Lundi 4 mai 2020 par Ralph Gambihler

Le temps des ouvriers

Tic, tac, tic, tac... Marx était incomplet : le prolétaire ne vend pas seulement sa force de travail, il vend son temps et s'en dépossède dans un rythme infernal: lever, pause, reprise de la chaîne, coucher. Le temps des ouvriers tel qu'Arte nous le fait revivre, c'est l'horloge qui le dicte. Le patron n'hésitait pas, d'ailleurs, à chronométrer autrefois le temps que l'ouvrier passait aux toilettes. Ou alors à trafiquer l'horloge pour allonger la cadence. Et quand celle du robot viendra tout supplanter, alors il faudra travailler encore plus vite.
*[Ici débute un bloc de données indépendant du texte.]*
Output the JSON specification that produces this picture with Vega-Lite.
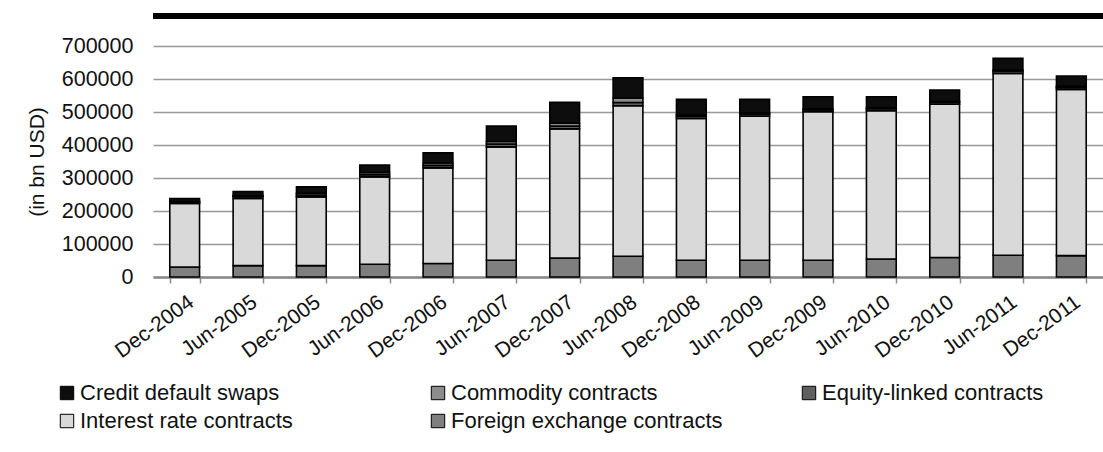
{
  "$schema": "https://vega.github.io/schema/vega-lite/v6.json",
  "width": 950,
  "height": 231,
  "autosize": {"type": "none"},
  "padding": {"left": 153, "top": 46, "right": 0, "bottom": 175},
  "background": "white",
  "config": {
    "font": "Liberation Sans",
    "view": {"stroke": null}
  },
  "data": {"values": [
    {"period":"Dec-2004","type":"Foreign exchange contracts","stackorder":1,"value":30300},
    {"period":"Dec-2004","type":"Interest rate contracts","stackorder":2,"value":192400},
    {"period":"Dec-2004","type":"Equity-linked contracts","stackorder":3,"value":4400},
    {"period":"Dec-2004","type":"Commodity contracts","stackorder":4,"value":1400},
    {"period":"Dec-2004","type":"Credit default swaps","stackorder":5,"value":9400},
    {"period":"Jun-2005","type":"Foreign exchange contracts","stackorder":1,"value":34600},
    {"period":"Jun-2005","type":"Interest rate contracts","stackorder":2,"value":203300},
    {"period":"Jun-2005","type":"Equity-linked contracts","stackorder":3,"value":5600},
    {"period":"Jun-2005","type":"Commodity contracts","stackorder":4,"value":2900},
    {"period":"Jun-2005","type":"Credit default swaps","stackorder":5,"value":12700},
    {"period":"Dec-2005","type":"Foreign exchange contracts","stackorder":1,"value":34600},
    {"period":"Dec-2005","type":"Interest rate contracts","stackorder":2,"value":208100},
    {"period":"Dec-2005","type":"Equity-linked contracts","stackorder":3,"value":5800},
    {"period":"Dec-2005","type":"Commodity contracts","stackorder":4,"value":5400},
    {"period":"Dec-2005","type":"Credit default swaps","stackorder":5,"value":19200},
    {"period":"Jun-2006","type":"Foreign exchange contracts","stackorder":1,"value":38500},
    {"period":"Jun-2006","type":"Interest rate contracts","stackorder":2,"value":264900},
    {"period":"Jun-2006","type":"Equity-linked contracts","stackorder":3,"value":6800},
    {"period":"Jun-2006","type":"Commodity contracts","stackorder":4,"value":6400},
    {"period":"Jun-2006","type":"Credit default swaps","stackorder":5,"value":22300},
    {"period":"Dec-2006","type":"Foreign exchange contracts","stackorder":1,"value":40700},
    {"period":"Dec-2006","type":"Interest rate contracts","stackorder":2,"value":290000},
    {"period":"Dec-2006","type":"Equity-linked contracts","stackorder":3,"value":7500},
    {"period":"Dec-2006","type":"Commodity contracts","stackorder":4,"value":7100},
    {"period":"Dec-2006","type":"Credit default swaps","stackorder":5,"value":30900},
    {"period":"Jun-2007","type":"Foreign exchange contracts","stackorder":1,"value":50700},
    {"period":"Jun-2007","type":"Interest rate contracts","stackorder":2,"value":343700},
    {"period":"Jun-2007","type":"Equity-linked contracts","stackorder":3,"value":8600},
    {"period":"Jun-2007","type":"Commodity contracts","stackorder":4,"value":7600},
    {"period":"Jun-2007","type":"Credit default swaps","stackorder":5,"value":46600},
    {"period":"Dec-2007","type":"Foreign exchange contracts","stackorder":1,"value":57600},
    {"period":"Dec-2007","type":"Interest rate contracts","stackorder":2,"value":391400},
    {"period":"Dec-2007","type":"Equity-linked contracts","stackorder":3,"value":8500},
    {"period":"Dec-2007","type":"Commodity contracts","stackorder":4,"value":8500},
    {"period":"Dec-2007","type":"Credit default swaps","stackorder":5,"value":63100},
    {"period":"Jun-2008","type":"Foreign exchange contracts","stackorder":1,"value":62800},
    {"period":"Jun-2008","type":"Interest rate contracts","stackorder":2,"value":456000},
    {"period":"Jun-2008","type":"Equity-linked contracts","stackorder":3,"value":10200},
    {"period":"Jun-2008","type":"Commodity contracts","stackorder":4,"value":13200},
    {"period":"Jun-2008","type":"Credit default swaps","stackorder":5,"value":61600},
    {"period":"Dec-2008","type":"Foreign exchange contracts","stackorder":1,"value":50700},
    {"period":"Dec-2008","type":"Interest rate contracts","stackorder":2,"value":429900},
    {"period":"Dec-2008","type":"Equity-linked contracts","stackorder":3,"value":6500},
    {"period":"Dec-2008","type":"Commodity contracts","stackorder":4,"value":4400},
    {"period":"Dec-2008","type":"Credit default swaps","stackorder":5,"value":46700},
    {"period":"Jun-2009","type":"Foreign exchange contracts","stackorder":1,"value":50700},
    {"period":"Jun-2009","type":"Interest rate contracts","stackorder":2,"value":436900},
    {"period":"Jun-2009","type":"Equity-linked contracts","stackorder":3,"value":6600},
    {"period":"Jun-2009","type":"Commodity contracts","stackorder":4,"value":3600},
    {"period":"Jun-2009","type":"Credit default swaps","stackorder":5,"value":40400},
    {"period":"Dec-2009","type":"Foreign exchange contracts","stackorder":1,"value":50700},
    {"period":"Dec-2009","type":"Interest rate contracts","stackorder":2,"value":449900},
    {"period":"Dec-2009","type":"Equity-linked contracts","stackorder":3,"value":5900},
    {"period":"Dec-2009","type":"Commodity contracts","stackorder":4,"value":2900},
    {"period":"Dec-2009","type":"Credit default swaps","stackorder":5,"value":36600},
    {"period":"Jun-2010","type":"Foreign exchange contracts","stackorder":1,"value":54600},
    {"period":"Jun-2010","type":"Interest rate contracts","stackorder":2,"value":449000},
    {"period":"Jun-2010","type":"Equity-linked contracts","stackorder":3,"value":6300},
    {"period":"Jun-2010","type":"Commodity contracts","stackorder":4,"value":2900},
    {"period":"Jun-2010","type":"Credit default swaps","stackorder":5,"value":33200},
    {"period":"Dec-2010","type":"Foreign exchange contracts","stackorder":1,"value":58900},
    {"period":"Dec-2010","type":"Interest rate contracts","stackorder":2,"value":465100},
    {"period":"Dec-2010","type":"Equity-linked contracts","stackorder":3,"value":5600},
    {"period":"Dec-2010","type":"Commodity contracts","stackorder":4,"value":2900},
    {"period":"Dec-2010","type":"Credit default swaps","stackorder":5,"value":33900},
    {"period":"Jun-2011","type":"Foreign exchange contracts","stackorder":1,"value":65800},
    {"period":"Jun-2011","type":"Interest rate contracts","stackorder":2,"value":551200},
    {"period":"Jun-2011","type":"Equity-linked contracts","stackorder":3,"value":6800},
    {"period":"Jun-2011","type":"Commodity contracts","stackorder":4,"value":3200},
    {"period":"Jun-2011","type":"Credit default swaps","stackorder":5,"value":35600},
    {"period":"Dec-2011","type":"Foreign exchange contracts","stackorder":1,"value":64900},
    {"period":"Dec-2011","type":"Interest rate contracts","stackorder":2,"value":503700},
    {"period":"Dec-2011","type":"Equity-linked contracts","stackorder":3,"value":6000},
    {"period":"Dec-2011","type":"Commodity contracts","stackorder":4,"value":3100},
    {"period":"Dec-2011","type":"Credit default swaps","stackorder":5,"value":31200}
  ]},
  "resolve": {"scale": {"y": "independent"}, "axis": {"y": "independent"}},
  "layer": [
    {
      "mark": {"type": "bar", "stroke": "#000000", "strokeWidth": 1.6},
      "encoding": {
        "x": {
          "field": "period", "type": "ordinal", "sort": null,
          "scale": {"paddingInner": 0.53, "paddingOuter": 0.265},
          "axis": {
            "title": null, "labelAngle": -36, "labelAlign": "right", "labelBaseline": "top",
            "labelFontSize": 21, "labelColor": "#111111", "labelPadding": 8, "labelDx": -3,
            "tickBand": "extent", "tickSize": 6, "tickColor": "#888888", "tickWidth": 1.5,
            "domainColor": "#888888", "domainWidth": 2.5, "grid": false
          }
        },
        "y": {
          "field": "value", "type": "quantitative", "stack": "zero",
          "scale": {"domain": [0, 700000], "nice": false},
          "axis": {
            "title": "(in bn USD)", "titleFontSize": 21, "titleFontWeight": "normal", "titleColor": "#111111",
            "titlePadding": 14, "values": [0,100000,200000,300000,400000,500000,600000,700000],
            "format": "d", "labelFontSize": 21.5, "labelColor": "#111111", "labelPadding": 20,
            "labelOverlap": false,
            "domain": false, "ticks": false, "grid": true, "gridColor": "#999999", "gridWidth": 1.3
          }
        },
        "color": {
          "field": "type", "type": "nominal",
          "scale": {
            "domain": ["Credit default swaps", "Commodity contracts", "Equity-linked contracts", "Interest rate contracts", "Foreign exchange contracts"],
            "range": ["#0d0d0d", "#8c8c8c", "#5f5f5f", "#d9d9d9", "#7f7f7f"]
          },
          "legend": {
            "orient": "none", "legendX": -97, "legendY": 336, "title": null,
            "columns": 3, "direction": "horizontal", "gridAlign": "all",
            "symbolType": "square", "symbolSize": 180, "symbolStrokeColor": "#000000", "symbolStrokeWidth": 1,
            "labelFontSize": 22, "labelColor": "#111111", "labelLimit": 400, "labelOffset": 2,
            "columnPadding": 75, "rowPadding": 6
          }
        },
        "order": {"field": "stackorder", "type": "quantitative"}
      }
    },
    {
      "data": {"values": [{}]},
      "mark": {"type": "rule", "color": "#000000", "strokeWidth": 6, "clip": false},
      "encoding": {"y": {"datum": 1.13, "scale": {"domain": [0, 1], "nice": false}, "axis": null}}
    }
  ]
}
Tic, tac, tic, tac... Bernard Lavilliers raconte cette épopée sans s'énerver, Élise Caron retrouve la même aisance que lors d'un spectacle passé sur la Commune de Paris pour faire revivre les chants révolutionnaires, et on n'oubliera pas de sitôt la rythmique clinique et hypnotique de Philippe Miller (Jeanne et le garçon formidable), tout comme ces séquences d'animation graphique qui disent mieux qu'un long discours ce qu'ont été dans le monde ouvrier européen les paramètres de l'exploitation au travail.

Tic, tac, tic, tac... L'Histoire avec sa majuscule suit le même mouvement, depuis les premières factories britanniques et leur duplication en Belgique. Même enchaînement dans les révoltes: les tisserands de Silésie, les luddites d'outre-Manche, ces briseurs de machines agissant en véritable société secrète... Français et Italiens seront tout aussi "chamailleurs", comme disait récemment un président de la République rattrapé par son mépris de classe. Il y a aussi cette image terrible, inouïe: l'ouvrier allemand les bras croisés devant Hitler en 1936, à Hambourg, quand tous ses collègues font le salut nazi

Tic, tac, tic, tac...  Entre le tic et le tac se nichent la fraternité dans les usines occupées, ou alors des formes de résistance plus larvées. La tradition de la "perruque" par exemple, lorsque l'ouvrier fabriquait subrepticement des objets pour soi avec des pièces trouvées dans l'atelier. Bref, ce temps enlevé au patron. L'auteur de ses lignes se souvient encore du jeu de solitaire tout en métal que son père lui avait ramené, un soir...

Le reste relève d'un mal-être -voire d'une souffrance- au travail qui n'a pas d'âge, ce "tic, tac, tic, tac..." de l'aliénation qui vibre toujours dans les mots de Christian Corouge l'ex-ouvrier de Peugeot-Sochaux, Ghislaine Tormos qui mena la lutte à PSA/Aulnay ou encore Joseph Ponthus qui parle si bien de la déconstruction de soi dans un grand abattoir breton. Le temps s'égrène jusqu'à la disparition d'un monde et d'une conscience, jusqu'à ce que l'usine devienne une friche industrielle et la friche une attraction pour touristes. Nulle idéalisation, pourtant. Il est aussi question dans Le temps des ouvriers de ces moments où une classe sociale échappe au mythe censé la transfigurer: le ralliement au camp de la guerre en 1914, le rejet du mineur polonais, le travailleur qui bat sa femme...

Né à Prague, le réalisateur, Stan Neumann, n'oublie pas non plus de mentionner la répression des grèves à Berlin-Est en 1953, la tragédie hongroise de 1956 (dernier pays en Europe où des ouvriers prirent les armes...), ou encore l'écrasement de Solidarnosc en Pologne que le montage rapproche, dans un collage à la Chris Marker, de la grève durement réprimée des mineurs anglais sous Margaret Thatcher. L'épopée est aussi mélancolique que stimulante, surtout au moment où ce qui reste d'usines est à l'arrêt et où d'autres "premiers de corvée" s'avèrent si indispensables en ces temps corona-troublés, quand c'est un virus qui à son tour fait tic, tac, tic, tac...

Le temps des ouvriers, documentaire en quatre volets de Stan Neumann. En replay sur Arte jusqu'au 26 juin.